The Welsh part and the western half of the English part of Bettisfield Moss was sold to Natural England and Natural Resources Wales in 1990. The eastern part of the English Moss had been bought by a Mr Wilcox in 1978, and was sold to Natural England in 1998. Most of the Moss was a dense pine forest, but Natural England bought the car park at World's End, and this hard area allowed the pine forest to be cleared in 2001, as the wood could be stacked on it until it was transported away. Some oak and birch woodland around the edge of the Moss was kept at the request of local people, for cosmetic reasons. Ditches around the edge of the Moss have been dammed, to encourage the growth of marginal plants, such as purple marsh thistle, yellow great bird's-foot trefoil, meadowsweet and soft rush.

The importance of the mosses as a scarce habitat has been recognised, and as well as being a Site of Special Scientific Interest and a National Nature Reserve, it is now part of the Midland Meres and Mosses Ramsar site, a designation that recognises internationally important wetlands. Some of the restoration of the mosses has been funded by grants from the Heritage Lottery Fund. Together with Wem and Cadney Mosses, it is also a European Special Area of Conservation. Among the primary reasons for the designation of the site are the presence of three types of sphagnum, all three British types of sundew, cranberry, bog asphodel, royal fern, white beak-sedge and bog-rosemary. It is one of the few places where the moss Dicranum affine can be found, and provides habitat for over 1,700 species of invertebrates, including 29 which are rare in Britain. Following restoration, the mosses have become wetter, and this has allowed populations of curlews and mallards to expand, while in winter, there are breeding populations of teal and shoveler. The increased numbers of small birds have also resulted in the numbers of predatory peregrine falcons increasing. Raft spiders abound near the peaty pools, and 28 species of dragonfly have been recorded on the mosses.

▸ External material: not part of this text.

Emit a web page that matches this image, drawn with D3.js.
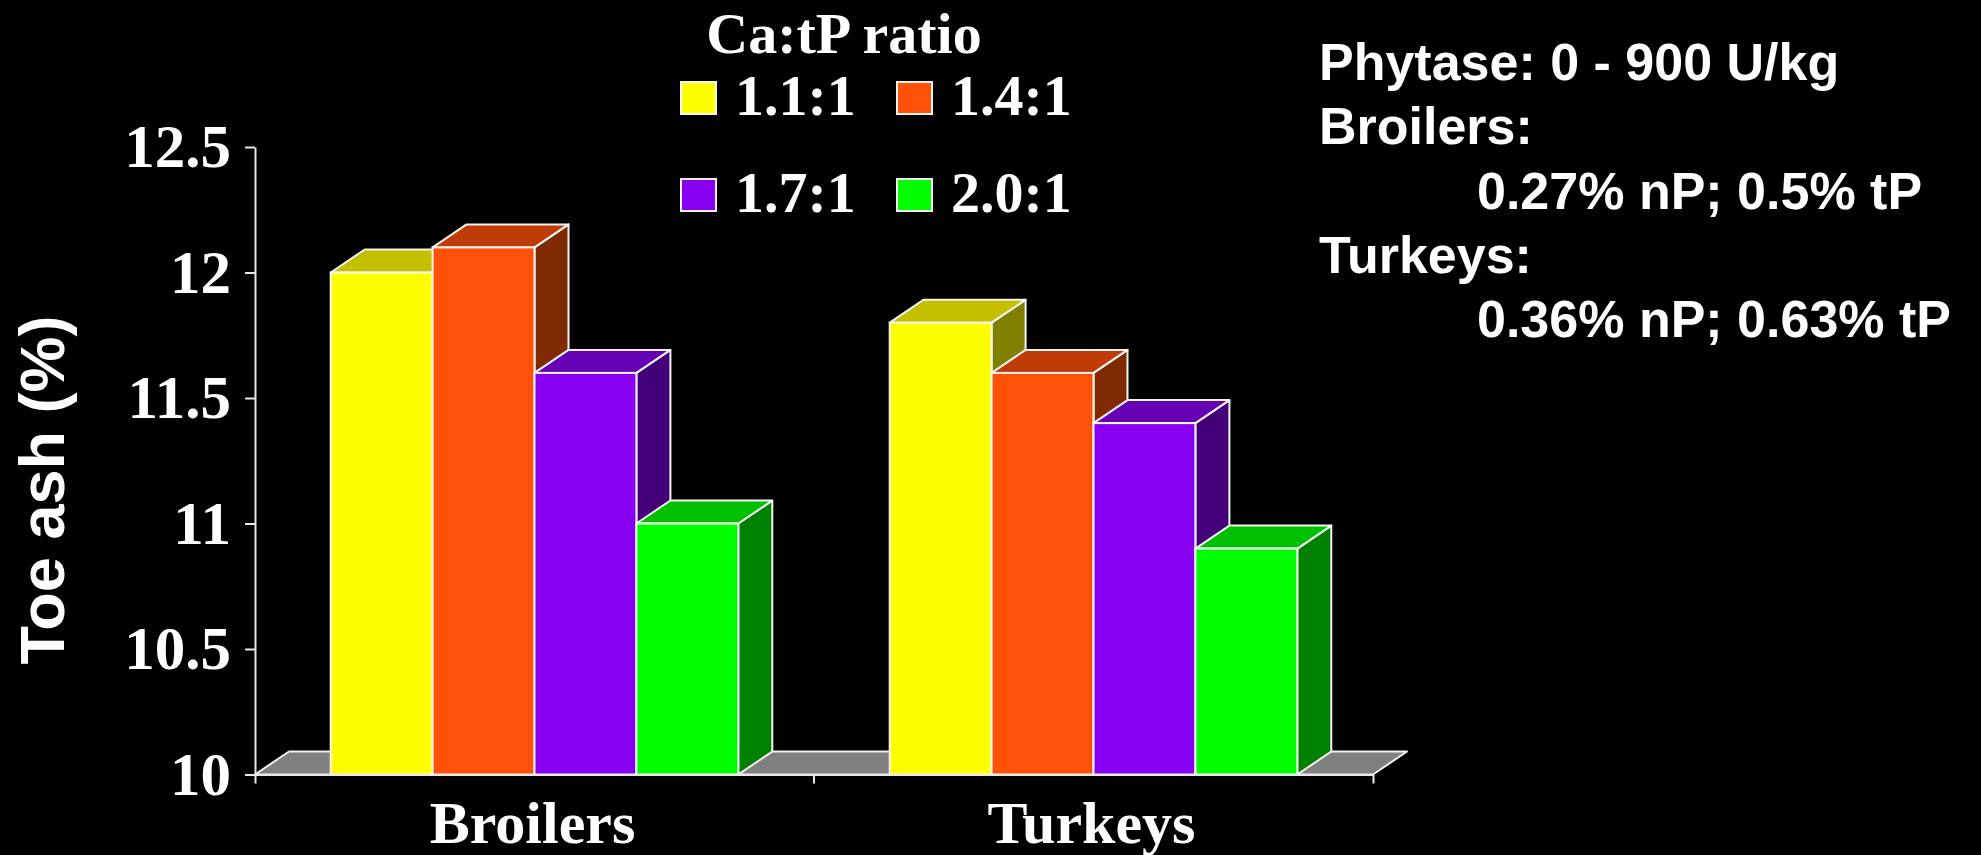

In October 2016 Natural England obtained £5 million to allow further regeneration work to be undertaken. The grant was spread over five years and would enable Natural England, working with Natural Resources Wales and the Shropshire Wildlife Trust, to buy another 156 acre of peatland and to raise the water levels over some 1480 acre of the mosses, using new techniques, such as contour bunding, to achieve this. There are also plans to restore other types of habitat around the edges of the mosses, including swamp, fen, and willow and alder carr wet woodland. This will assist populations of willow tit and marsh tit, and encourage the growth of rare bog species such as elongated sedge and several varieties of micro-moths. The money would also fund the diversion of 2.8 mi of ditches containing mineral-rich water, and assist in the clean-up of Whixall Moss scrapyard, which was bought by the Shropshire Wildlife Trust as the site for a new visitor centre but was contaminated with engine oil and 100,000 used vehicle tyres.

In 2001 a partnership between English Nature, the Countryside Council for Wales and British Waterways (since succeeded by Natural England, Natural Resources Wales and the Canal and River Trust respectively), developed circular waymarked trails through some areas of Fenn's and Whixall Mosses.
Wildlife in the nature reserve includes kingfisher, mute swans, watervoles, damselfly and dragonfly species such as the white-faced darter, various species of duck, and even the rare bird of prey the hobby. Plants include cotton sedge, bog moss (Sphagnum), great hairy willowherb, bog myrtle, water figwort, flag iris, cross-leaved heath, bog rosemary, cranberry and sundew; common alder trees, alder buckthorn, grey sallow and crack willow predominate in wooded fringes, along with some introduced scotch pine.